New owners of Common Ground Coffeehouse not new to Beaufort. A peek at what’s to come
Downtown Beaufort’s popular Common Ground Coffeehouse is closing this week, but the new owners — who are not new to Beaufort — plan to keep selling coffee and baked goods while adding a variety of their own touches, including retail products such as bottled cider.
Ramona Fantini has sold the 24-year-old Common Ground to Scott and Mandi Lee, who own Low Country Cider Co. Superior Coffee, a popular Sea Island Parkway country store the serves coffee, pies, baked goods and sells retail products, too.
Fantini and the Lees confirmed the sale with Beaufort Gazette and Island Packet on Wednesday.
The Lees plan to open a second Lowcountry Cider Co. and Superior Coffee at the Common Ground location overlooking Waterfront Park.
Common Ground’s final day is Thursday. Then the Lees will take over. Beginning Friday, the business will be closed for about three weeks for some touch-up work before reopening as Lowcountry Cider Co. and Superior Coffee, Scott Lee said.
The new business, he said, will combine the best of Common Ground and Lowcountry Cider Co. and Superior Coffee. For example, Common Ground’s gelato and most of its baked goods will stay including its renowned tomato pie. But there will be additions such Lowcountry Cider Co. and Superior Coffee’s name-brand cider, jellies, jams and jerky and its owned baked goods including pecan pie. Shakes made with Hershey’s Ice Cream are coming to the menu as well.
In January, improvements will be made to enlarge seating and improve customer flow. Additional tables with umbrellas, Lee said, will be added on the store’s side of West Street Extension.
“It’s going to be the same store, just freshened up, more choices,” Lee said. “It’s going to be a great location for the long-term.”
Six of the seven employees plan to continue working at Lowcountry Cider Co. and Superior Coffee, including the baker, Fantini and Lee said.
The Lees’ son, Zach, also has a 25% stake in the business.
‘It was time for me’
Fantini started a gelato shop at Hilton Head’s Wexford in 2007, which grew to 16 locations including several major airports. She bought Common Ground, which opened in 1998, in 2014. She kept the business, which overlooks the Beaufort River, when she sold the Pino Gelato Corp. a few years ago, but its demands became too much.
“I think it was time for me where I am in my life,” Fantini said of her decision to sell the business and transfer her building lease. “I’m also struggling like every other small business with labor and supply chain issues, which are causing me to work seven days a week and I don’t really see it changing much.”
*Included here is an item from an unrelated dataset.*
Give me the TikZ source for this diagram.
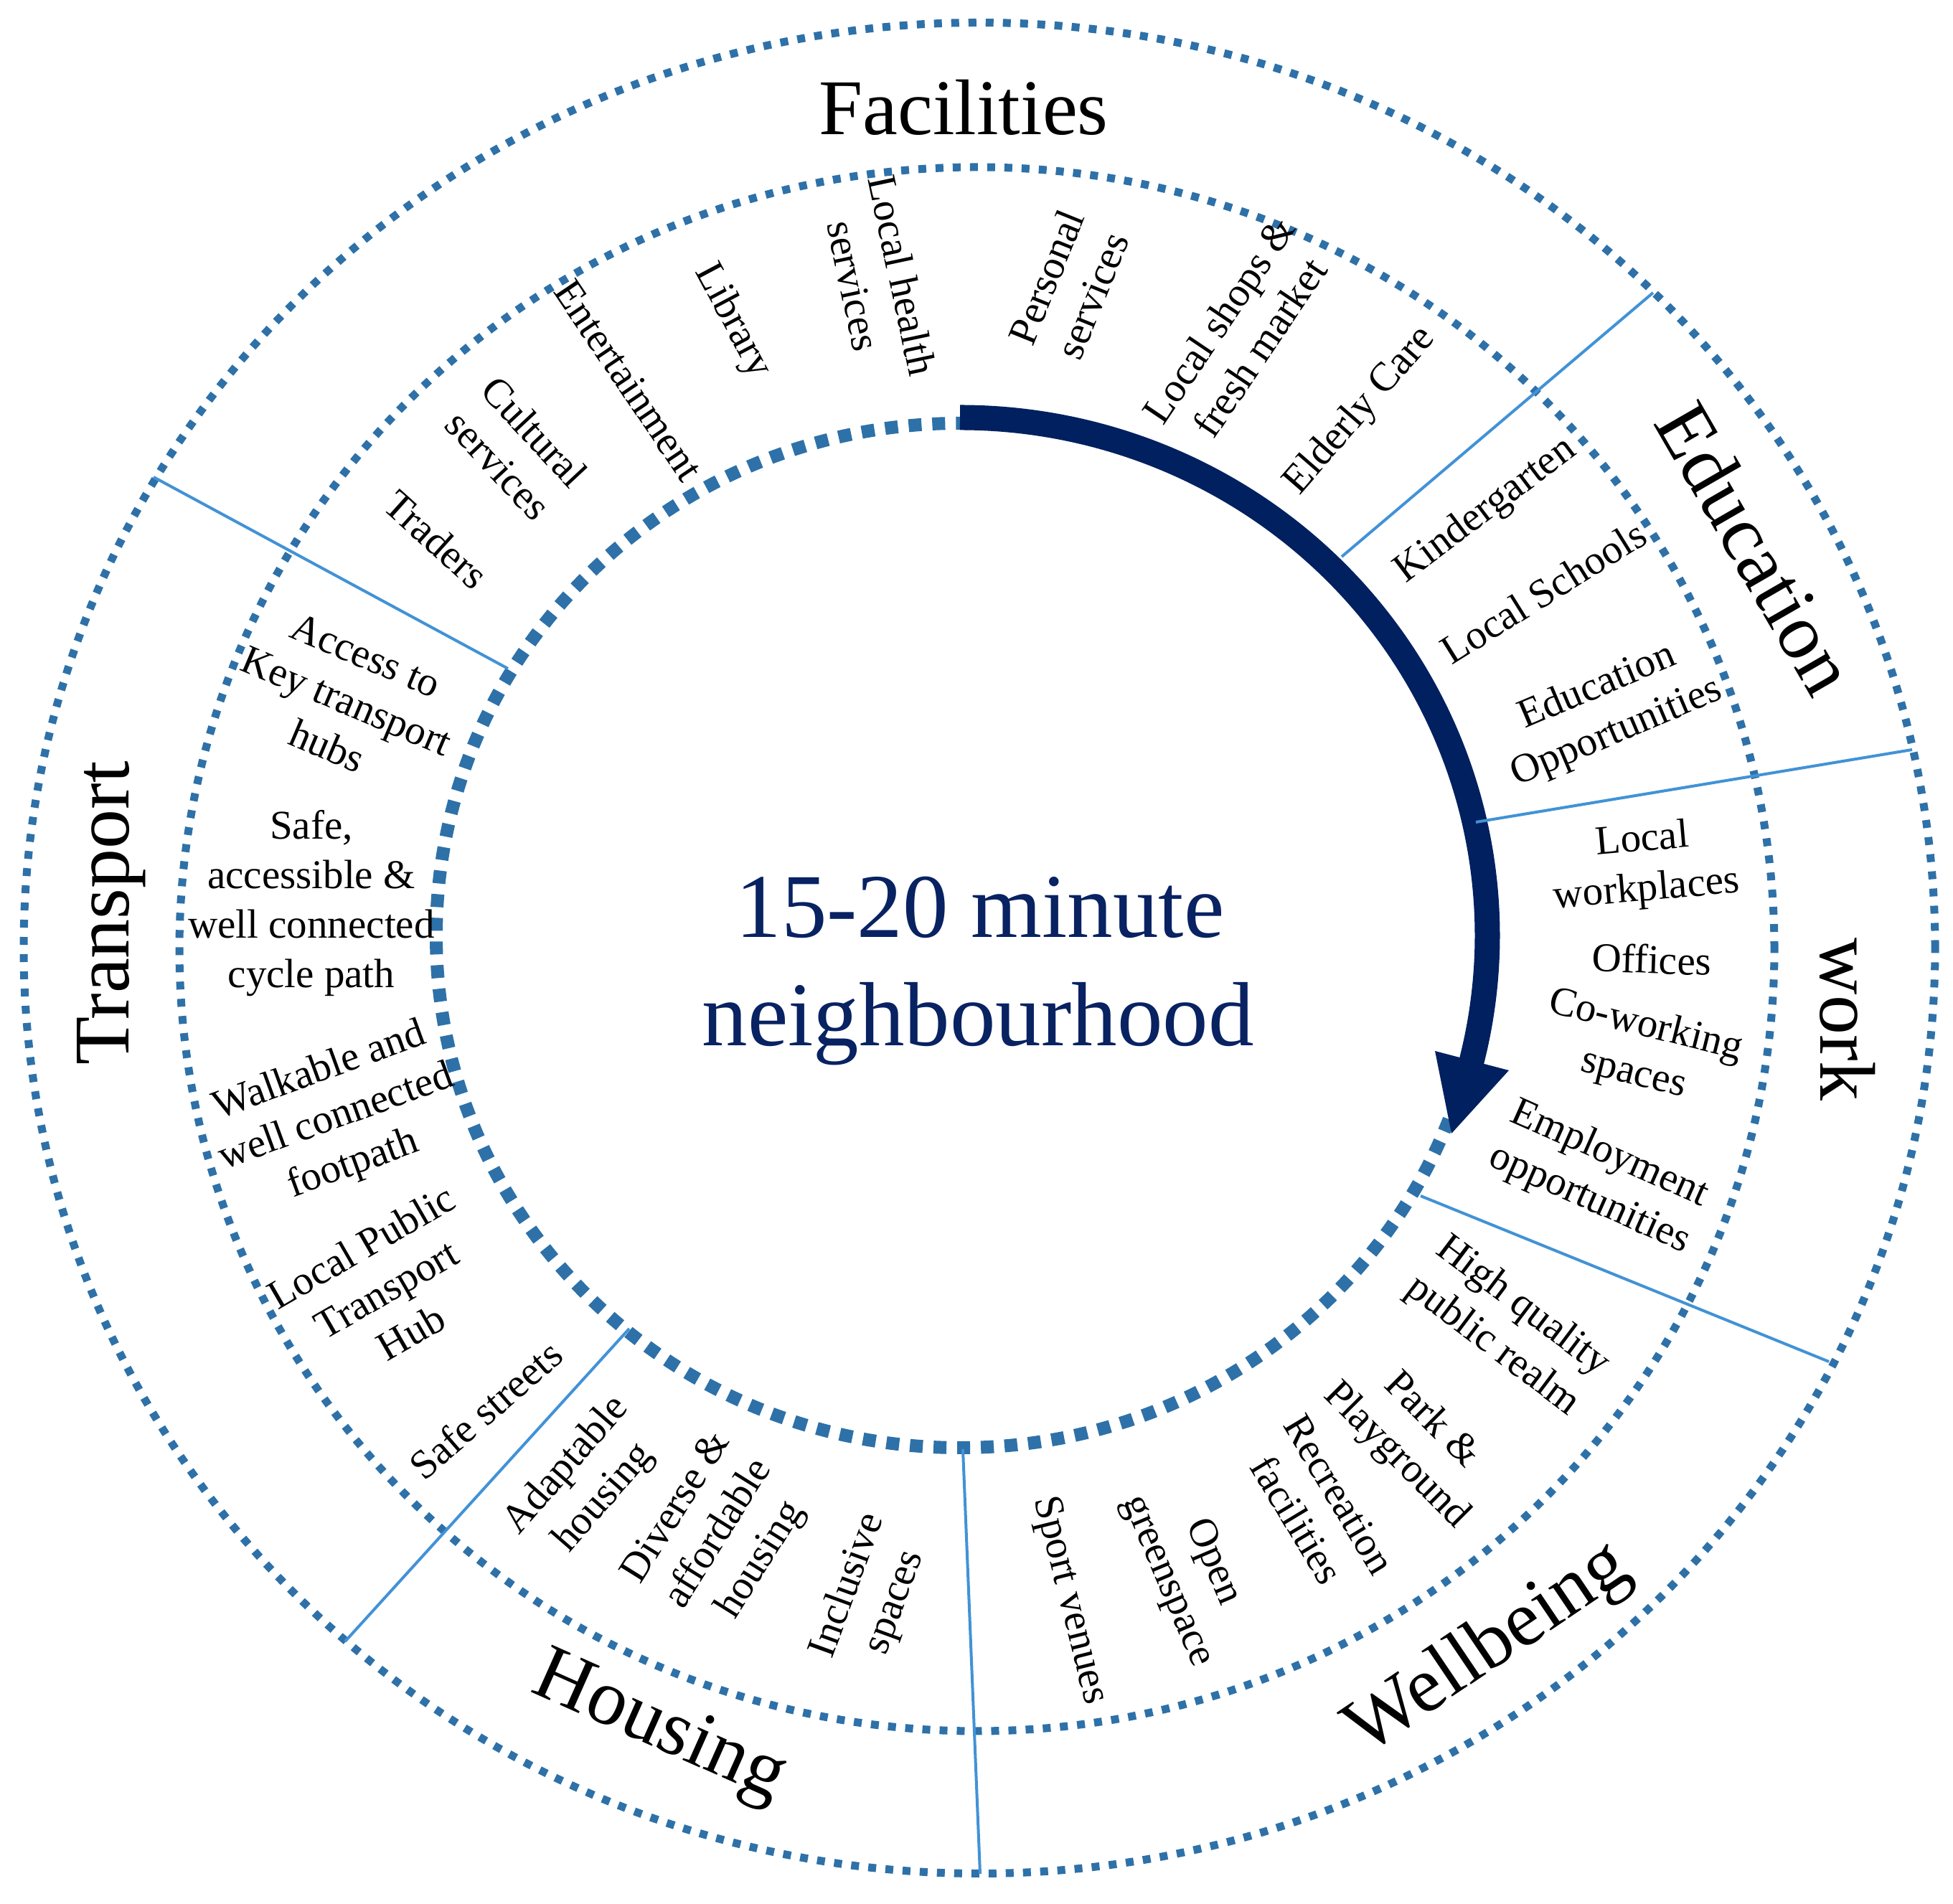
\documentclass[tikz,border=0pt]{standalone}
\usepackage{fontspec}
\setmainfont{Liberation Serif}
\definecolor{dotblue}{RGB}{46,113,168}
\definecolor{sepblue}{RGB}{66,146,214}
\definecolor{arrownavy}{RGB}{0,32,96}
\definecolor{textnavy}{RGB}{8,34,98}
\begin{document}
\begin{tikzpicture}[x=1pt,y=1pt,
  ring/.style={draw=dotblue, line width=11pt, dash pattern=on 11pt off 13pt},
  innerring/.style={draw=dotblue, line width=18pt, dash pattern=on 18pt off 15pt},
  sep/.style={draw=sepblue, line width=4pt},
  head/.style={font=\fontsize{110}{132}\selectfont, inner sep=0pt},
  lab/.style={font=\fontsize{57}{69}\selectfont, align=center, inner sep=0pt},
  ctr/.style={font=\fontsize{127}{150}\selectfont, text=textnavy, inner sep=0pt, anchor=base},
]
\useasboundingbox (0,0) rectangle (2722,2653);

% rings
\draw[ring] (1365,1331.5) ellipse [x radius=1332, y radius=1290];
\draw[ring] (1361.5,1330) ellipse [x radius=1111.5, y radius=1090];
\draw[innerring] (1338,1349) ellipse [x radius=730, y radius=714];

% arrow
\draw[arrownavy, line width=35pt] (1338,2071) arc[start angle=90, end angle=-15, x radius=735, y radius=722];
\fill[arrownavy] (2000,1188) -- (2103,1161) -- (2023,1073) -- cycle;

% separators
\coordinate (s1a) at (1870,1877); \coordinate (s1b) at (2304,2245);
\coordinate (s2a) at (2057,1507); \coordinate (s2b) at (2665,1608);
\coordinate (s3a) at (1980,986);  \coordinate (s3b) at (2549,755);
\coordinate (s4a) at (1342,633);  \coordinate (s4b) at (1366,41);
\coordinate (s5a) at (877,801);   \coordinate (s5b) at (481,365);
\coordinate (s6a) at (708,1721);  \coordinate (s6b) at (214,1988);
\draw[sep] (s1a) -- (s1b);
\draw[sep] (s2a) -- (s2b);
\draw[sep] (s3a) -- (s3b);
\draw[sep] (s4a) -- (s4b);
\draw[sep] (s5a) -- (s5b);
\draw[sep] (s6a) -- (s6b);

% headers
\node[head] (hfac) at (1343,2503) {Facilities};
\node[head, rotate=-60] (hedu) at (2448,1889) {Education};
\node[head, rotate=-90] (hwork) at (2575,1232) {work};
\node[head, rotate=34] (hwell) at (2075,353) {Wellbeing};
\node[head, rotate=-24] (hhous) at (918,242) {Housing};
\node[head, rotate=90] (htrans) at (155,1380) {Transport};

% centre
\node[ctr] (c1) at (1366,1346) {15-20 minute};
\node[ctr] (c2) at (1363,1195) {neighbourhood};

% facilities
\node[lab, rotate=-42] (f1) at (608,1901) {Traders};
\node[lab, rotate=-47] (f2) at (720,2028) {Cultural\\services};
\node[lab, rotate=-56] (f3) at (876,2123) {Entertainment};
\node[lab, rotate=-62] (f4) at (1021,2205) {Library};
\node[lab, rotate=-78] (f5) at (1224,2262) {Local health\\services};
\node[lab, rotate=68] (f6) at (1490,2254) {Personal\\services};
\node[lab, rotate=56] (f7) at (1727,2188) {Local shops \&\\fresh market};
\node[lab, rotate=49] (f8) at (1896,2080) {Elderly Care};
% education
\node[lab, rotate=37] (e1) at (2071,1941) {Kindergarten};
\node[lab, rotate=32] (e2) at (2151,1828) {Local Schools};
\node[lab, rotate=23] (e3) at (2240,1663) {Education\\Opportunities};
% work
\node[lab, rotate=5] (w1) at (2292,1446) {Local\\workplaces};
\node[lab, rotate=-2] (w2) at (2302,1316) {Offices};
\node[lab, rotate=-14] (w3) at (2285,1189) {Co-working\\spaces};
\node[lab, rotate=-24] (w4) at (2229,1012) {Employment\\opportunities};
% wellbeing
\node[lab, rotate=-37] (b1) at (2101,804) {High quality\\public realm};
\node[lab, rotate=-45] (b2) at (1970,648) {Park \&\\Playground};
\node[lab, rotate=-59] (b3) at (1837,552) {Recreation\\facilities};
\node[lab, rotate=-67] (b4) at (1658,462) {Open\\greenspace};
\node[lab, rotate=-76] (b5) at (1490,422) {Sport venues};
% housing
\node[lab, rotate=70] (o1) at (1215,431) {Inclusive\\spaces};
\node[lab, rotate=58] (o2) at (1003,514) {Diverse \&\\affordable\\housing};
\node[lab, rotate=49] (o3) at (816,587) {Adaptable\\housing};
% transport
\node[lab, rotate=41] (t1) at (677,688) {Safe streets};
\node[lab, rotate=30] (t2) at (538,856) {Local Public\\Transport\\Hub};
\node[lab, rotate=20] (t3) at (469,1094) {Walkable and\\well connected\\footpath};
\node[lab] (t4) at (434,1394) {Safe,\\accessible \&\\well connected\\cycle path};
\node[lab, rotate=-23] (t5) at (483,1676) {Access to\\Key transport\\hubs};
\end{tikzpicture}
\end{document}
Fantini wanted to find somebody who would run the business as a coffee shop and keep the “Beaufort spirit” if you will. “It just all seemed to come together,” she said, “and it was the right decision.”
Besides the Low Country Cider Co. and Superior Coffee on St. Helena Island, the Lees own a number of businesses in Hilton Head, Bluffton and Beaufort, including the Barefoot Bubba’s and Carolina Me Crazy stores on Bay Street.
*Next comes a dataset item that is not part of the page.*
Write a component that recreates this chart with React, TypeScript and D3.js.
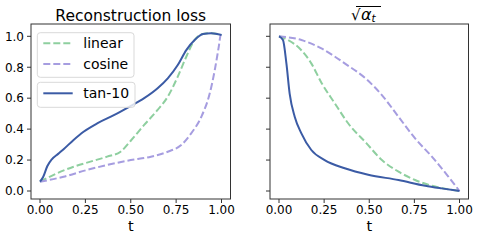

Several months ago, when Fantini told Lee that she was thinking about retiring, he said he was interested.
“It’s my hope, and I think it’s going to be true, that the spirit of the coffee house is always going to be in that location,” Fantini said. “And its always been a stopping place for tourists and I have a huge local following. I think it’s going to be a little different, but change is good.”
Fantini plans to take at least two months off to see friends and family she hasn’t seen in a long time. She says she will continue to work and plans to stay in Beaufort.
“I think there’s something else on the horizon,” Fantini said.